While the changes in the Tax Cuts and Jobs Act generally appear to be favorable with respect to REITs, the extensive changes to non-REIT provisions in the Code may have unanticipated effects on us or our stockholders. Moreover, Congressional leaders have recognized that the process of adopting extensive tax legislation in a short amount of time without hearings and substantial time for review is likely to have led to drafting errors, issues needing clarification and unintended consequences that will have to be revisited in subsequent tax legislation. At this point, it is not clear if or when Congress will address these issues or when the IRS will issue administrative guidance on the changes made in the Tax Cuts and Jobs Act.
We urge our stockholders to consult with their own tax advisor with respect to the status of the Tax Cuts and Jobs Act and other legislative, regulatory or administrative developments and proposals and their potential effect on an investment in shares of our common stock.
In certain circumstances, we may be subject to federal and state income taxes even if we maintain our qualification as a REIT, which would reduce our cash available for distribution to our stockholders.
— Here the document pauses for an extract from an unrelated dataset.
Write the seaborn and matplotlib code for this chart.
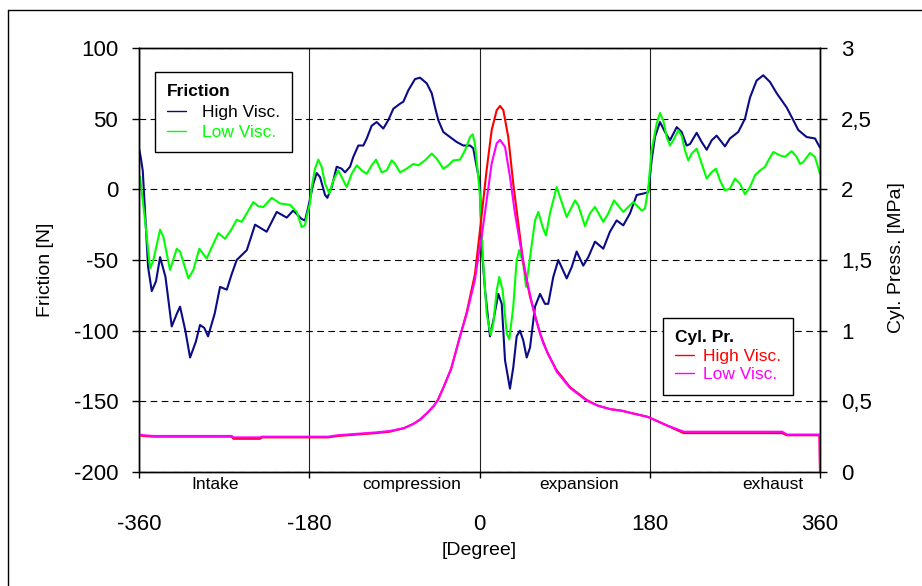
import matplotlib
matplotlib.use("Agg")
import matplotlib.pyplot as plt
from matplotlib.lines import Line2D
from matplotlib.ticker import FixedLocator, FuncFormatter
import seaborn as sns
import pandas as pd

# ---------------- data (crank angle [deg], value) ----------------
friction_high_visc = [
    (-360, 29), (-358, 22), (-356, 13), (-350.4, -55), (-346.5, -72), (-342, -65),
    (-337.7, -48), (-332, -62), (-325.4, -97), (-320, -88), (-316.6, -83), (-311, -100),
    (-306, -119), (-300, -108), (-295.5, -96), (-291, -98), (-287, -104), (-280, -88),
    (-274.3, -69), (-267.2, -71), (-262, -60), (-256.7, -50), (-246, -43), (-237.3, -25),
    (-225, -30), (-214.4, -16), (-203.8, -20), (-197, -15), (-188, -21), (-184.5, -22),
    (-181, -12.5), (-175.7, 4), (-172.1, 11.5), (-168.6, 8.7), (-163.3, -4), (-160.9, -6),
    (-156.2, 1.6), (-151, 16), (-145.7, 14.6), (-142.2, 12), (-136.9, 16), (-133.4, 23),
    (-128.1, 31), (-122.8, 31), (-119.2, 36), (-114, 45), (-108.7, 47.6), (-101.7, 43),
    (-96.4, 49), (-91.1, 57), (-84, 60.6), (-80.5, 62), (-75.3, 70), (-68.2, 78),
    (-62.9, 79), (-55.8, 75), (-50.5, 68), (-47, 58), (-43.6, 49), (-38.3, 40.6),
    (-31.2, 37), (-24.1, 33.5), (-17.1, 31), (-10, 31), (-6.6, 29), (-3, 16), (0.5, 4),
    (2.3, -41), (5.8, -71), (11.1, -104), (14.6, -93), (19.9, -74), (23.5, -81),
    (27, -121), (32.2, -141), (35.7, -126), (39.3, -104), (42.8, -100), (46.3, -107),
    (49.9, -119), (53.4, -112), (58.7, -83), (64, -74), (69.2, -81), (72.7, -81),
    (78, -62), (83.3, -50), (92.2, -63), (97.5, -55), (102.7, -44), (109.7, -54),
    (115, -48), (122.1, -37), (130.9, -42), (137.9, -30), (145, -22), (152, -25.5),
    (159.1, -17), (166.2, -4), (173.2, -3), (178.4, -2), (182, 20.5), (185.5, 37),
    (190.8, 47.6), (196.1, 40.6), (201.4, 34.7), (208.5, 44), (213.7, 40.6), (219, 31),
    (222.5, 32), (229.6, 40), (234.9, 33.5), (240.2, 28), (245.5, 34.7), (250.7, 38),
    (259.5, 30.4), (264.8, 36), (273.6, 40.6), (280.7, 50), (286, 65), (293, 77),
    (300, 80.7), (307.1, 76), (314.2, 68), (324.7, 58), (331.7, 49), (337, 42),
    (345.9, 37), (354.7, 36), (360, 29.5),
]

friction_low_visc = [
    (-360, 10), (-358.9, 8.7), (-353.6, -22), (-348.3, -56), (-344.8, -50), (-337.7, -28.5),
    (-334.2, -33.7), (-327.2, -57), (-320.1, -42), (-316.6, -44), (-307.8, -63), (-302.5, -57),
    (-296.2, -42), (-288.4, -49), (-283.1, -41), (-276.1, -31), (-269, -35), (-262, -28),
    (-256.7, -21.5), (-251.4, -23), (-246.1, -17), (-239.1, -9), (-233.8, -12), (-228.5, -12.5),
    (-219.7, -6), (-210.9, -10), (-200.3, -11), (-193.2, -16), (-188, -26.7), (-184.5, -25.5),
    (-182.7, -19), (-179.2, -10), (-177.4, 1.6), (-173.9, 14.6), (-170.4, 21), (-166.8, 15.8),
    (-163.3, 4), (-158.8, -3), (-154.5, 6.4), (-149.3, 13.4), (-144, 6.4), (-140.4, 1.6),
    (-135.1, 11), (-129.8, 17), (-124.5, 13.4), (-119.2, 11), (-114, 17), (-109.4, 21),
    (-103.4, 12), (-98.1, 13.4), (-92.8, 20.5), (-89.3, 18), (-84, 12), (-77, 14.6),
    (-70, 18), (-64.7, 17), (-57.6, 20.5), (-50.5, 25.3), (-45.2, 21.7), (-38.3, 14.6),
    (-33, 17), (-27.7, 20.5), (-20.6, 21), (-15.3, 27.6), (-10, 37), (-7.2, 39),
    (-4.8, 32), (-1.3, 8.7), (0.5, -5), (4, -52.6), (7.6, -88), (11.8, -103),
    (14.6, -95), (18.2, -71.5), (20.9, -62), (24.5, -71.5), (28.8, -102), (31.5, -106),
    (35.7, -83), (39.3, -50), (42.1, -43), (46.3, -52.6), (49.2, -69), (53.4, -48),
    (58.7, -22), (62.2, -16), (66.8, -26.7), (70.3, -32.6), (74.5, -17), (81.6, 1.6),
    (88.6, -12.5), (92.2, -19.6), (101, -7.8), (104.4, -11.3), (111.5, -26), (116.8, -17),
    (122.1, -12.5), (130.9, -23), (136.2, -17), (142.2, -7.8), (152, -16), (162.6, -9),
    (171.5, -15), (174.9, -13.7), (178.4, 0.5), (182, 27.6), (187.3, 46.5), (190.8, 54),
    (194.3, 48.8), (197.9, 37), (201.4, 31), (204.9, 34.7), (210.1, 41.8), (213.7, 38),
    (217.2, 27.6), (220.7, 20.5), (224.3, 25.3), (229.6, 28.8), (234.9, 18.2), (240.2, 7.6),
    (245.5, 12.2), (250, 14.6), (254.2, 6.4), (259.5, -0.7), (264.8, 0.5), (270.1, 7.6),
    (275.4, 4), (280.7, -3.5), (286, 1.6), (291.3, 10), (296.6, 13.4), (301.8, 15.8),
    (305.4, 20.5), (310.6, 26.4), (317.7, 24), (323, 23), (330, 27), (335.3, 23),
    (338.8, 18), (342.3, 19.3), (349.4, 25.7), (354.7, 23), (360, 11),
]

pressure_high_visc = [
    (-360, 0.26), (-355, 0.255), (-345, 0.25), (-262, 0.25), (-260, 0.235), (-232, 0.235),
    (-230, 0.245), (-160, 0.245), (-150, 0.255), (-130, 0.265), (-110, 0.275), (-95, 0.285),
    (-80, 0.31), (-70, 0.34), (-63, 0.37), (-55, 0.42), (-48, 0.47), (-44, 0.51),
    (-38, 0.60), (-30, 0.73), (-20.6, 0.96), (-13.5, 1.13), (-4.8, 1.40), (0.5, 1.71),
    (7.6, 2.14), (12.9, 2.42), (18.2, 2.56), (21.7, 2.59), (25.2, 2.56), (30.4, 2.37),
    (35.7, 2.04), (41, 1.76), (46.3, 1.48), (53.4, 1.24), (64, 0.98), (72, 0.84),
    (81.6, 0.72), (95.7, 0.60), (113.3, 0.51), (125, 0.47), (138, 0.445), (150, 0.434),
    (165, 0.41), (178, 0.39), (188, 0.36), (197, 0.333), (206, 0.305), (216, 0.275),
    (320, 0.275), (325, 0.26), (359.5, 0.26), (360, 0.0),
]

pressure_low_visc = [
    (-360, 0.265), (-355, 0.26), (-345, 0.255), (-262, 0.255), (-260, 0.245), (-232, 0.245),
    (-230, 0.25), (-160, 0.25), (-150, 0.26), (-130, 0.27), (-110, 0.28), (-95, 0.29),
    (-80, 0.31), (-70, 0.34), (-63, 0.37), (-55, 0.42), (-48, 0.47), (-44, 0.51),
    (-38, 0.60), (-30, 0.73), (-20.6, 0.96), (-13.5, 1.12), (-4.8, 1.36), (0.5, 1.60),
    (2.3, 1.665), (7.6, 1.925), (12.9, 2.184), (18.2, 2.326), (21.7, 2.35), (27, 2.30),
    (32.2, 2.09), (37.5, 1.83), (42.8, 1.62), (49.9, 1.36), (58.7, 1.10), (67.4, 0.91),
    (81.6, 0.71), (95.7, 0.595), (113.3, 0.505), (125, 0.47), (138, 0.445), (150, 0.434),
    (165, 0.41), (178, 0.39), (188, 0.36), (197, 0.333), (206, 0.31), (216, 0.285),
    (320, 0.285), (325, 0.265), (359.5, 0.265), (360, 0.0),
]

x_ticks = [-360, -180, 0, 180, 360]
friction_ticks = [-200, -150, -100, -50, 0, 50, 100]
pressure_ticks = [0, 0.5, 1, 1.5, 2, 2.5, 3]
phase_labels = ["Intake", "compression", "expansion", "exhaust"]
phase_pos = [-279, -72, 105, 310]

NAVY = "#0b0b86"
GREEN = "#00ff00"
RED = "#ff0000"
MAGENTA = "#ff00ff"

# ---------------- style ----------------
sns.set_style("white")
plt.rcParams["font.family"] = ["Liberation Sans", "DejaVu Sans"]
plt.rcParams["axes.edgecolor"] = "black"
plt.rcParams["axes.unicode_minus"] = False
plt.rcParams["text.color"] = "black"
plt.rcParams["axes.labelcolor"] = "black"
plt.rcParams["xtick.color"] = "black"
plt.rcParams["ytick.color"] = "black"

fig = plt.figure(figsize=(9.22, 5.86), dpi=100)
ax = fig.add_axes([139 / 922, 1 - 472 / 586, 681 / 922, 424 / 586])

def frame(rows):
    return pd.DataFrame(rows, columns=["deg", "val"])

sns.lineplot(data=frame(friction_high_visc), x="deg", y="val", ax=ax, color=NAVY,
             lw=1.5, sort=False, estimator=None, label="High Visc.")
sns.lineplot(data=frame(friction_low_visc), x="deg", y="val", ax=ax, color=GREEN,
             lw=1.5, sort=False, estimator=None, label="Low Visc.")

ax.set_xlim(-360, 360)
ax.set_ylim(-200, 100)
ax.xaxis.set_major_locator(FixedLocator(x_ticks))
ax.yaxis.set_major_locator(FixedLocator(friction_ticks))

ax.yaxis.grid(True, color="black", linestyle=(0, (6, 4)), lw=0.8)
ax.xaxis.grid(True, color="#222222", linestyle="-", lw=0.8)
ax.set_axisbelow(True)

for s in ax.spines.values():
    s.set_color("black")
    s.set_linewidth(1.0)

ax.tick_params(axis="y", which="major", direction="out", length=5, width=1,
               labelsize=16, pad=10, left=True, colors="black")
ax.tick_params(axis="x", which="major", direction="out", length=4, width=1,
               labelsize=16, pad=26, bottom=True, colors="black")

ax.set_xlabel("[Degree]", fontsize=14, color="black")
ax.xaxis.set_label_coords(0.5, -0.184)
ax.xaxis.label.set_va("center")
ax.set_ylabel("Friction [N]", fontsize=14, color="black")
ax.yaxis.set_label_coords(-0.138, 0.476)
ax.yaxis.label.set_va("center")

for lab, pos in zip(phase_labels, phase_pos):
    ax.text(pos, -0.03, lab, transform=ax.get_xaxis_transform(), ha="center",
            va="center", fontsize=12.5, color="black")

# friction legend
leg1 = ax.legend(title="Friction", loc="upper left", bbox_to_anchor=(0.0235, 0.943),
                 borderaxespad=0, fontsize=12.5, title_fontproperties={"weight": "bold", "size": 12.5},
                 alignment="left", frameon=True, fancybox=False, edgecolor="black",
                 framealpha=1, handlelength=1.1, handletextpad=0.9, labelspacing=0.3,
                 borderpad=0.7)
leg1.get_frame().set_linewidth(1.0)
for line in leg1.get_lines():
    line.set_linewidth(1.0)
leg1.get_texts()[0].set_color("black")
leg1.get_texts()[1].set_color(GREEN)
leg1.get_title().set_color("black")

# pressure axis
ax2 = ax.twinx()
sns.lineplot(data=frame(pressure_high_visc), x="deg", y="val", ax=ax2, color=RED,
             lw=1.5, sort=False, estimator=None, label="High Visc.")
sns.lineplot(data=frame(pressure_low_visc), x="deg", y="val", ax=ax2, color=MAGENTA,
             lw=1.5, sort=False, estimator=None, label="Low Visc.")
ax2.set_ylim(0, 3)
ax2.set_xlim(-360, 360)
ax2.yaxis.set_major_locator(FixedLocator(pressure_ticks))
ax2.yaxis.set_major_formatter(FuncFormatter(lambda v, p: f"{v:g}".replace(".", ",")))
ax2.tick_params(axis="y", direction="out", length=5, width=1, labelsize=16, pad=10,
                right=True, colors="black")
ax2.grid(False)
for s in ax2.spines.values():
    s.set_color("black")
    s.set_linewidth(1.0)
ax2.set_ylabel("Cyl. Press. [MPa]", fontsize=14, color="black")
ax2.yaxis.set_label_coords(1.113, 0.505)
ax2.yaxis.label.set_va("center")

leg2 = ax2.legend(title="Cyl. Pr.", loc="upper left", bbox_to_anchor=(0.769, 0.363),
                  borderaxespad=0, fontsize=12.5, title_fontproperties={"weight": "bold", "size": 12.5},
                  alignment="left", frameon=True, fancybox=False, edgecolor="black",
                  framealpha=1, handlelength=1.1, handletextpad=0.5, labelspacing=0.2,
                  borderpad=0.7, labelcolor="linecolor")
leg2.get_frame().set_linewidth(1.0)
for line in leg2.get_lines():
    line.set_linewidth(1.0)
leg2.get_title().set_color("black")

# outer chart frame
fig.add_artist(Line2D([8 / 922, 8 / 922], [0, 1 - 10 / 586], color="black", lw=1.0,
                      transform=fig.transFigure))
fig.add_artist(Line2D([8 / 922, 1], [1 - 10 / 586, 1 - 10 / 586], color="black", lw=1.0,
                      transform=fig.transFigure))

fig.savefig("out.png", dpi=100)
Even if we maintain our qualification as a REIT, we may be subject to federal income taxes or state taxes. For example, net income from a “prohibited transaction” will be subject to a 100% tax. We may not be able to make sufficient distributions to avoid excise taxes applicable to REITs. We may also decide to retain capital gains we earn from the sale or other disposition of our property and pay income tax directly on such income. In that event, our stockholders would be treated as if they earned that income and paid the tax on it directly. However, our stockholders that are tax-exempt, such as charities or qualified pension plans, would have no benefit from their deemed payment of such tax liability. We may also be subject to state and local taxes on our income or property, either directly or at the level of the companies through which we indirectly own our assets. Any federal or state taxes we pay will reduce our cash available for distribution to our stockholders.
Dividends payable by REITs generally do not qualify for the reduced tax rates on dividend income as compared to regular corporations, which could adversely affect the value of our shares.
The maximum U.S. federal income tax rate for certain qualified dividends payable to domestic stockholders that are individuals, trusts and estates generally is 20%. Dividends payable by REITs, however, are generally not eligible for these reduced rates for qualified dividends. Through taxable years ending in 2025, the Tax Cuts and Jobs Act permits a deduction for certain pass-through business income, including “qualified REIT dividends” (generally, dividends received by a REIT stockholder that are not designated as capital gain dividends or qualified dividend income), which allows U.S. individuals,

58


trusts, and estates to deduct up to 20% of such amounts, subject to certain limitations, resulting in an effective maximum U.S. federal income tax rate of 29.6% on such qualified REIT dividends. Although the reduced U.S. federal income tax rate applicable to dividend income from regular corporate dividends does not adversely affect the taxation of REITs or dividends paid by REITs, the more favorable rates applicable to qualified dividends from C corporations could cause investors who are individuals, trusts and estates to perceive investments in REITs to be relatively less attractive than investments in the stocks of non-REIT corporations that pay dividends, which could adversely affect the value of the shares of REITs, including our shares.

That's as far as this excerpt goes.